As the rest of the council smiled at each other, Kiel pulled slide after slide contesting what the two fluoride advocates argued. Finally, Mayor Louis Cooper ordered that not another slide be shown, as the issue would be addressed at the next meeting.
Because of natural fluoride deposits in the Edwards Aquifer, Alamo Heights water has and average of 0.23 parts per million of fluoride in it already. Current federal fluoridation guidelines recommend 0.7 to 1.2 parts per million.
Even if the Council could come to a conclusion on the debate of if fluoride is or is not beneficial, the actual cost of implementing the program could prove even more difficult.

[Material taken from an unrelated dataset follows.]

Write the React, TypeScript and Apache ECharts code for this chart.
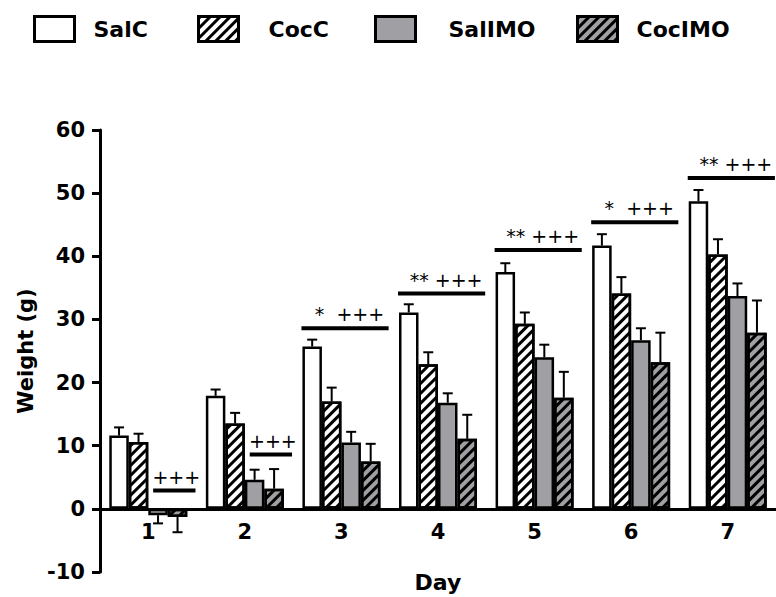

“There is more to this than meets the eye,” Councilwoman Jill Souter said.
The cost of fluoride has gone up 40 percent this year, forcing some cities, including Fort Worth, to temporarily stop adding the fluoride, Souter said. Second, the cost of having trained personnel on staff to do the required checks and record- keeping at the city’s six wells is not known. Neither is the cost of securing those sites so fluoride, in its concentrated form, does not pose a risk to neighbors or the environment.
When the San Antonio Water System added fluoride, it was done after a citywide vote. Voters were told it would cost $2 million, but it ended up costing twice that.
“We have to get to the nuts and bolts of this,” Souter said. “Otherwise we are voting with blinders on.”